Healthy soil takes time to build and to maintain. If you’re a farmland owner or a farmer, you may have taken the time to test your soil for nutrients in the past, but you may not have made practices that support soil health part of your annual farmland negotiation.
It’s fairly simple to pick up a soil test kit from the local hardware store or to send a sample to the local university for analysis. In either case, the idea of building soils may start to feel like a chemist’s pursuit, but there are simple, concrete steps you can take as a farmer or landowner to maintain your soil and improve your farmland’s yield.
1. Establish a shared understanding of what makes for “healthy soil”
To build healthy soil, you first need to build a consensus. Talk to your farmer or your landlord to establish a common understanding of what exactly “healthy soil” is and how to maintain it.
This an important conversation to have because soil health is not synonymous with fertility. Healthy soil may not produce the highest possible yield next year, but it will be able to retain moisture, host a robust microbiome and produce seasons of healthy crops for years to come.
Before you sign your next farmland cash rental lease, include soil maintenance in your discussion about the land and make sure both parties are invested in long-term sustainable farming practices.
2. Decide what tillage practices are best for your farm
Not every farm is the same, and it’s important to consider soil types, slopes and elevations when determining the best tillage practices for your land. For example, while farms with excessive slope and erosion-prone soils benefit from no-till and strip-till practices, low-lying farms that tend to see silt build-up perform better with some tillage.

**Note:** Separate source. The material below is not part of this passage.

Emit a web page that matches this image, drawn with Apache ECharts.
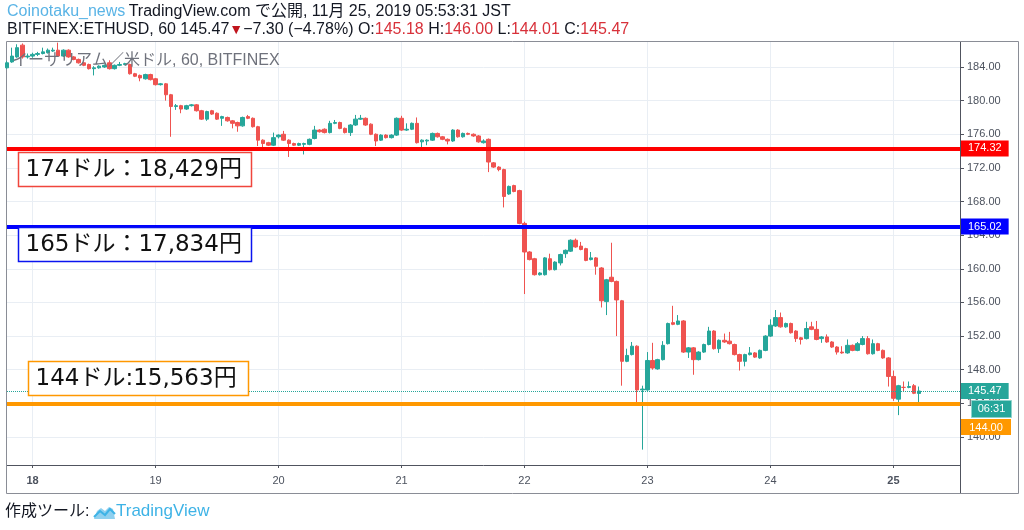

Study the soils and slopes on your farmland to determine which tillage practices will support your farmland in the long term. Make sure you include these best practices in your written lease to protect your farm and keep everyone on the same page.
3. Establish or diversify your crop rotation
If you’re planting crop after crop of corn, you’re neglecting your soil’s health. Establish a crop rotation to head off crop-specific pests that may establish themselves in your soil. This is a great strategy for reducing your use of pesticides and herbicides. Varying your crop rotation helps support a diverse microbiome and suppress weeds.
Whatever crops you choose, you’re likely to see improved water management and less erosion, as different crops have different root architectures that improve soil stability.
4. Use cover crops that maintain living roots year-round
Speaking of soil stability, if you’re not using cover crops to maintain your soil’s health when there aren’t cash crops in the ground, you should strongly consider starting after your harvest this year. If it’s your first time around, you may want to begin by planting just one area while you determine which is the right cover crop for your soil’s needs.
There are a few different types of cover crops that can help support your soil’s health, but the goal is to keep living roots in the ground year-round to cut down on the number of herbicide applications you use. As a bonus: most cover crops suppress weeds and don’t need to be removed before planting.
You can also strategically use cover crops to diversify your crop rotation that naturally adds nutrients back into the soil. For example, planting legumes is a popular way to replace nitrogen cash crops to pull from the soil. Ultimately, the crops you choose to plant will depend on your soil’s acidity and needs.
5. Manage your soil’s nutrition
In addition to planting cash crops, you may want to build your soil by adding fertilizer, mulch or minerals to your acres to improve your soil’s health. Before you make any investments, you should test your soil, whether that’s with a soil test kit or by consulting an expert, to find out what it needs to produce healthy crops next growing season and the year after that.
We help farmland owners who rent their land through test their soil once every three years, but you may want to test it more frequently depending on your yields and local weather events.
Soil management is a great topic to address in your annual farmland negotiation. For example, if you know your farm will need an application of lime this year, determine who will pay for investment in the land’s health before signing your lease. It’s always a good idea to be proactive in communicating your expectations around building soils before an application is necessary.
Soil health is built over time
Soil health is built over time, and it may take patience to bring an acidic field back into balance. If a farmland owner and their farmer are both invested in maintaining healthy soil while getting a great yield, you’ll both be well-positioned to get what you want from your growing season.
Farmers and farmland owners have no control over the soil’s natural composition, how many sunny days there will be during the growing season next year or what the microbes under the soil are up to. But that doesn’t mean you can’t take care of your soil to help improve its yields.
When it’s time to renegotiate your next cash rent lease, be sure to talk about soil health and write it into your lease.